We report the results of a cross-sectional study comparing SP examiners to physician examiners for a third year medical student internal medicine OSCE. Our results show that SP are acceptable as examiners to students in this type of examination. We showed a weak but significant correlation between SP examiners' and physician examiners' scores, although SP examiners tended to score students higher than physician examiners. Using performance on the formative multiple choice MCQ exam as an endpoint, physicians' scores on the OSCE had predictive value, whereas SP examiner scores did not.
Why do SP examiners score students higher than physician examiners? One possible explanation is that SP examiners may simply want to give students a higher mark, or at least the benefit of the doubt, as this favours a more pleasurable student-SP encounter (physicians are, of course, not immune to this as they may have prior knowledge of the students and can also expect future encounters, both of which may introduce a 'halo effect' into evaluation). While this may partially explain the 'determination bias' in the SP examiners score that inflates the students' scores when compared to physician examiner scores, it is unlikely to be the sole reason as a systematic inflation should mean scores that are higher than physician examiners' but retain predictive validity. A more likely explanation is that as a result of their limited training and background knowledge, SP may not be able to distinguish between students with surface knowledge and those with deep understanding of the topic. They may, therefore, inconsistently overestimate (± underestimate) students' competence at performing the required task. SP do not have the experience of seeing many students at different levels perform the same task over many years, as do physician examiners, and therefore do not have the same standard for comparison. By contrast, it has previously been shown that SP examiners do not overestimate ability in more 'generic' skills, such as communication .
SP documentation of examinee performance is already an integral part of several high-stakes examinations, including the USMLE. Opinions differ, however, as to who should evaluate the various components of the examinee performance. In a recent review on this topic as it relates to a high-stakes examination (Educational Commission for Foreign Medical Graduates' Clinical Skills Assessment), Whelan et al propose a hybrid form of evaluation in which each attribute is evaluated by the person best suited to evaluate. They suggest that aspects of communication are best evaluated by the patient (or the replacement for the patient) whereas problem solving skills are best evaluated by content experts, i.e., physicians . This study offers some support to the argument that clinical skills, such as physical examination skills, are better evaluated by content experts than SP.

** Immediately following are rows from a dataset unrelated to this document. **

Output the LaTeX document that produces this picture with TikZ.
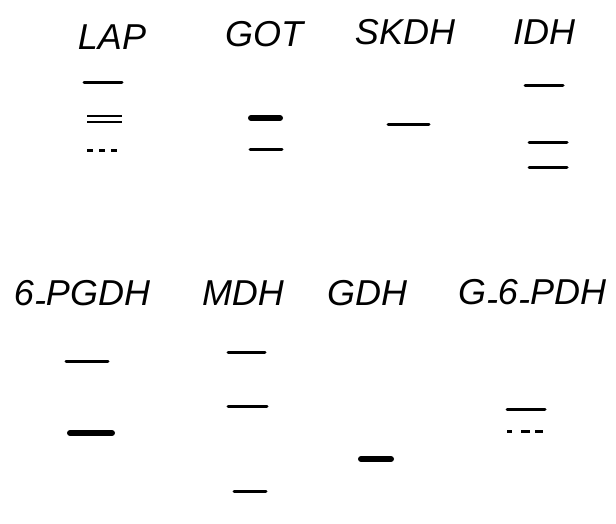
\documentclass[tikz,border=0pt]{standalone}
\usepackage{fontspec}
\setmainfont{Liberation Sans}
\usepackage{tikz}
\usetikzlibrary{positioning}
\newcommand{\lowdash}{\raisebox{-0.22em}{-}}
\tikzset{
  lbl/.style={font=\fontsize{36}{40}\selectfont\itshape,anchor=base,inner sep=0pt},
  band/.style={line width=3pt,line cap=round},
  heavyband/.style={line width=6pt,line cap=round},
  faintband/.style={line width=3pt,dash pattern=on 6pt off 6pt}
}
\begin{document}
\begin{tikzpicture}[x=1pt,y=-1pt]
\useasboundingbox (0,0) rectangle (616,524);
% enzyme names
\node[lbl] (lap) at (112,50) {LAP};
\node[lbl] (got) at (264,47) {GOT};
\node[lbl] (skdh) at (405,45) {SKDH};
\node[lbl] (idh) at (544,45) {IDH};
\node[lbl] (pgdh) at (82,305) {6\lowdash PGDH};
\node[lbl] (mdh) at (243,305) {MDH};
\node[lbl] (gdh) at (367,305) {GDH};
\node[lbl] (gpdh) at (532,304) {G\lowdash 6\lowdash PDH};
% thin bands
\foreach \xa/\xb/\y in {84/122/83, 250/282/150, 388/429/125,
  525/563/86, 529/567/143, 529/567/168, 66/108/361,
  228/265/352, 228/267/406, 234/266/491, 507/545/409}
  \draw[band] (\xa,\y)--(\xb,\y);
% LAP double band
\draw[line width=2.4pt] (87,116)--(122,116) (87,122)--(122,122);
% heavy bands
\foreach \xa/\xb/\y in {251/280/118, 70/112/433, 361/391/459}
  \draw[heavyband] (\xa,\y)--(\xb,\y);
% faint bands
\draw[faintband] (87,151)--(121,151);
\draw[faintband,dash pattern=on 5pt off 9pt on 9pt off 5pt on 8pt] (507,431)--(545,431);
\end{tikzpicture}
\end{document}
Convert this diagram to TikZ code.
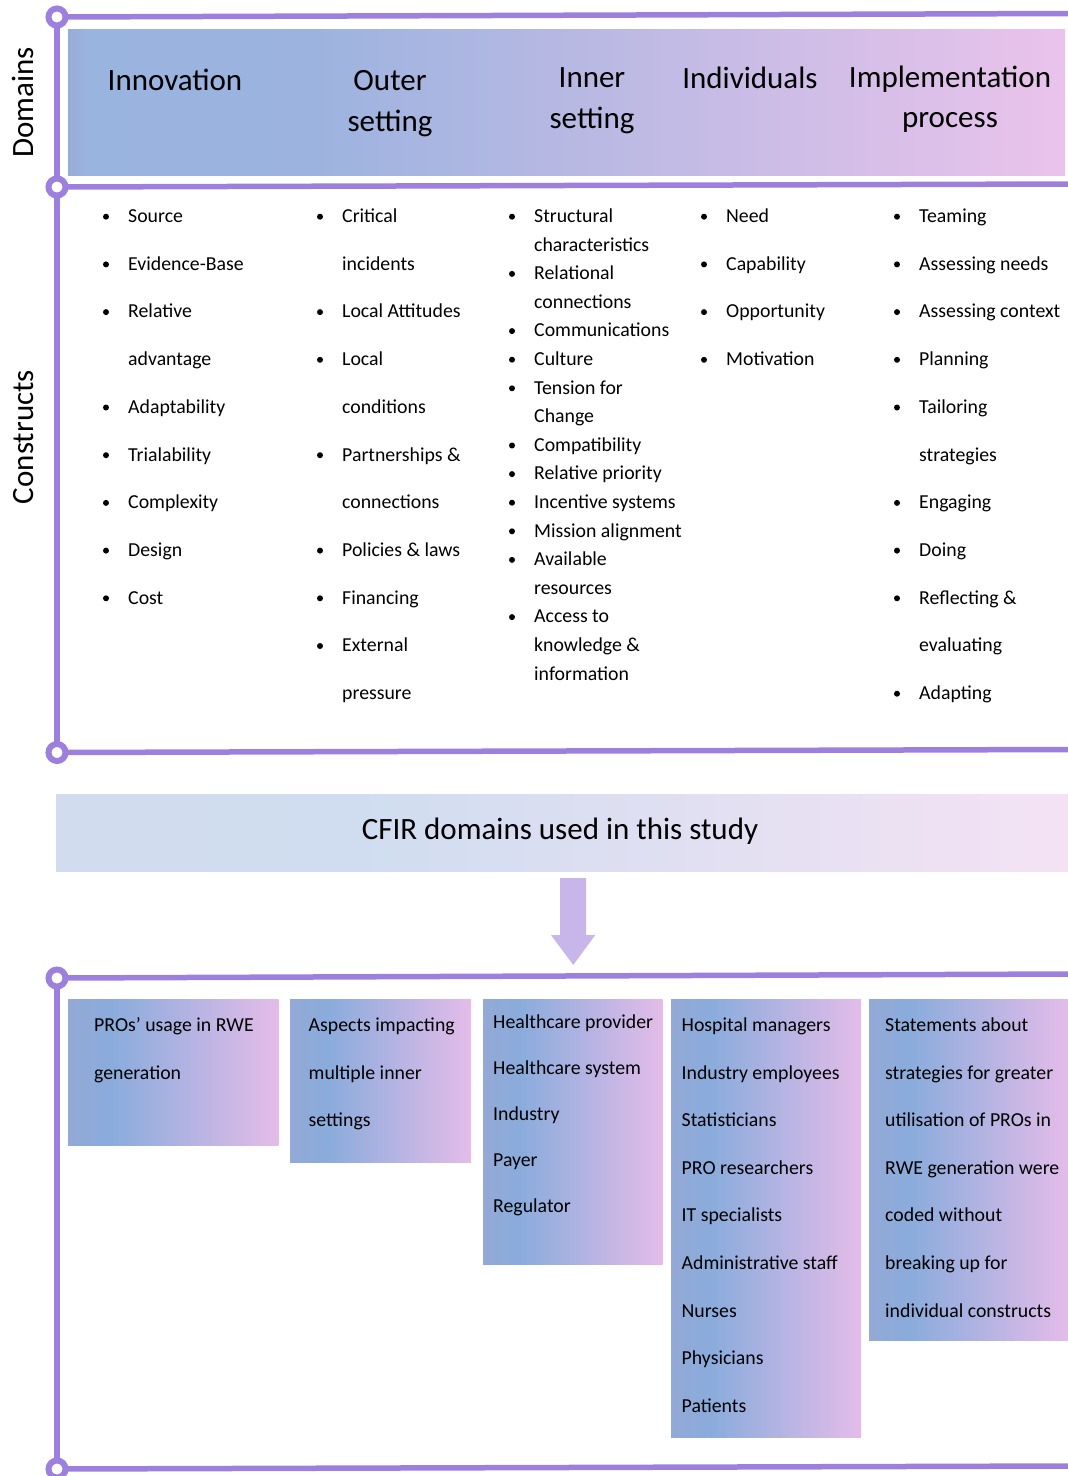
\documentclass[tikz,border=0pt]{standalone}
\usepackage{fontspec}
\setmainfont{Carlito}
\definecolor{lineP}{HTML}{9D7FDD}
\definecolor{arrowP}{HTML}{C8B6EA}
\definecolor{hA}{HTML}{97ADD7}
\definecolor{hB}{HTML}{99B4DF}
\definecolor{hC}{HTML}{9CB3DF}
\definecolor{hD}{HTML}{EAC3EB}
\definecolor{bA}{HTML}{D1DCEE}
\definecolor{bB}{HTML}{D0DDF0}
\definecolor{bC}{HTML}{F4E2F4}
\definecolor{xA}{HTML}{93A9D6}
\definecolor{xB}{HTML}{8AACDC}
\definecolor{xC}{HTML}{E4BCE9}
\pgfdeclarehorizontalshading{headgrad}{100bp}{color(0bp)=(hA); color(25bp)=(hA); color(26bp)=(hB); color(37bp)=(hC); color(75bp)=(hD); color(100bp)=(hD)}
\pgfdeclarehorizontalshading{bandgrad}{100bp}{color(0bp)=(bA); color(25bp)=(bA); color(40bp)=(bB); color(75bp)=(bC); color(100bp)=(bC)}
\pgfdeclarehorizontalshading{boxgrad}{100bp}{color(0bp)=(xA); color(25bp)=(xA); color(35.5bp)=(xB); color(75bp)=(xC); color(100bp)=(xC)}
\newcommand\crlist[5]{%
  \foreach \b/\t [count=\i from 0] in {#5} {%
    \node[item] (#1\i) at (#2, {#3+\i*#4}) {\t};
    \ifnum\b=1 \fill (#2-22, {#3+\i*#4-5.8}) circle (3); \fi
  }}
\begin{document}
\begin{tikzpicture}[x=1pt,y=-1pt,
  rail/.style={draw=lineP, line width=5.5},
  knob/.style={draw=lineP, fill=white, line width=6},
  hd/.style={anchor=base, inner sep=0, font=\fontsize{31}{36}\selectfont},
  item/.style={anchor=base west, inner sep=0, font=\fontsize{19.8}{24}\selectfont},
  sidelab/.style={anchor=base, inner sep=0, rotate=90, font=\fontsize{31}{36}\selectfont},
  gbox/.style={shade, shading=boxgrad}
]
\useasboundingbox (0,0) rectangle (1068,1476);

% header band
\shade[shading=headgrad] (68,29.3) rectangle (1065,175.7);
% CFIR band
\shade[shading=bandgrad] (56,794) rectangle (1068,871.7);
% arrow
\fill[arrowP] (560,878) -- (586,878) -- (586,935) -- (595.3,935) -- (573.3,965) -- (551,935) -- (560,935) -- cycle;

% bottom boxes
\path[gbox] (68,999) rectangle (278.5,1145);
\path[gbox] (290,999) rectangle (471,1162);
\path[gbox] (483,999) rectangle (662.5,1264);
\path[gbox] (671,999) rectangle (861,1437);
\path[gbox] (869,999) rectangle (1068,1340.5);

% rails
\coordinate (k1) at (57,17);
\coordinate (k2) at (57,187);
\coordinate (k3) at (57,752.5);
\coordinate (k4) at (57,978);
\coordinate (k5) at (57,1469);
\draw[rail] (k1) -- (1068,13.5);
\draw[rail] (k2) -- (1068,184);
\draw[rail] (k3) -- (1068,749.5);
\draw[rail] (k4) -- (1068,974);
\draw[rail] (k5) -- (1068,1466);
\draw[rail] (k1) -- (k3);
\draw[rail] (k4) -- (k5);
\foreach \k in {k1,k2,k3,k4,k5} \draw[knob] (\k) circle (8.5);

% side labels
\node[sidelab] (domains) at (34,102.5) {Domains};
\node[sidelab] (constructs) at (34,437) {Constructs};

% domain headers
\node[hd] (innov) at (175,90) {Innovation};
\node[hd] (outer1) at (390,90) {Outer};
\node[hd] (outer2) at (390,131) {setting};
\node[hd] (inner1) at (592,87.5) {Inner};
\node[hd] (inner2) at (592,128) {setting};
\node[hd] (indiv) at (750,88.5) {Individuals};
\node[hd] (impl1) at (950,87.5) {Implementation};
\node[hd] (impl2) at (950,127) {process};

% construct columns
\crlist{ca}{128}{222.5}{47.7}{1/Source,1/Evidence-Base,1/Relative,0/advantage,1/Adaptability,1/Trialability,1/Complexity,1/Design,1/Cost}
\crlist{cb}{342}{222.5}{47.7}{1/Critical,0/incidents,1/Local Attitudes,1/Local,0/conditions,1/Partnerships \&,0/connections,1/Policies \& laws,1/Financing,1/External,0/pressure}
\crlist{cc}{534}{222.5}{28.6}{1/Structural,0/characteristics,1/Relational,0/connections,1/Communications,1/Culture,1/Tension for,0/Change,1/Compatibility,1/Relative priority,1/Incentive systems,1/Mission alignment,1/Available,0/resources,1/Access to,0/knowledge \&,0/information}
\crlist{cd}{726}{222.5}{47.7}{1/Need,1/Capability,1/Opportunity,1/Motivation}
\crlist{ce}{919}{222.5}{47.7}{1/Teaming,1/Assessing needs,1/Assessing context,1/Planning,1/Tailoring,0/strategies,1/Engaging,1/Doing,1/Reflecting \&,0/evaluating,1/Adapting}

% CFIR band text
\node[hd] (cfir) at (560,839) {CFIR domains used in this study};

% bottom box texts
\crlist{ba}{94}{1031.5}{47.6}{0/PROs’ usage in RWE,0/generation}
\crlist{bb}{308.5}{1031.5}{47.6}{0/Aspects impacting,0/multiple inner,0/settings}
\crlist{bc}{493}{1028.5}{46}{0/Healthcare provider,0/Healthcare system,0/Industry,0/Payer,0/Regulator}
\crlist{bd}{681.5}{1031.5}{47.6}{0/Hospital managers,0/Industry employees,0/Statisticians,0/PRO researchers,0/IT specialists,0/Administrative staff,0/Nurses,0/Physicians,0/Patients}
\crlist{be}{885}{1031.5}{47.6}{0/Statements about,0/strategies for greater,0/utilisation of PROs in,0/RWE generation were,0/coded without,0/breaking up for,0/individual constructs}
\end{tikzpicture}
\end{document}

This study has several important limitations. Firstly, in this study the SP and physicians examined different stations. This introduces the possibility of performance bias related to the specific stations. To address this we plan to compare SP and physician examiner evaluations of students on the same stations in future studies. By this head-to-head comparison we may be able to identify stations or tasks where SP could replace physician examiners and those where SP examiner scores are less valid. Another limitation is that this study evaluated the predictive validity of a formative test of competency compared to a summative test of competency. Ideally a test of 'performance' should be used as the outcome measure and should be congruent with the OSCE in evaluating behaviour-based performance rather than higher cognitive function that is evaluated in the MCQ.
It is unlikely that SP will completely replace physician examiners in the medical student evaluation process. However, with the growing number of medical students and physicians' increasingly busy schedules, educators may have to develop new ways to continue the evaluation process with limited physician involvement. One solution is to limit the OSCE to a formative evaluation or teaching tool, although many would argue against subordinating this reliable and valid evaluation with high fidelity to evaluations with lower fidelity, such as written evaluations . While students appear to find SP acceptable as examiners, the challenge will be to improve the predictive validity of SP evaluations. In order to do this, SP may require additional training to discern between students with surface and deep knowledge . If this is unsuccessful or unfeasible they may have a more limited role as examiners on specific types of stations or they may function in combination with physicians to evaluate different components of a single task.
Further studies are needed to evaluate the impact of additional training of SP on the ability to discern between students with surface and deep knowledge. Further studies are also needed to clearly define the potential role of SP examiners as a replacement for or addition to physician examiners.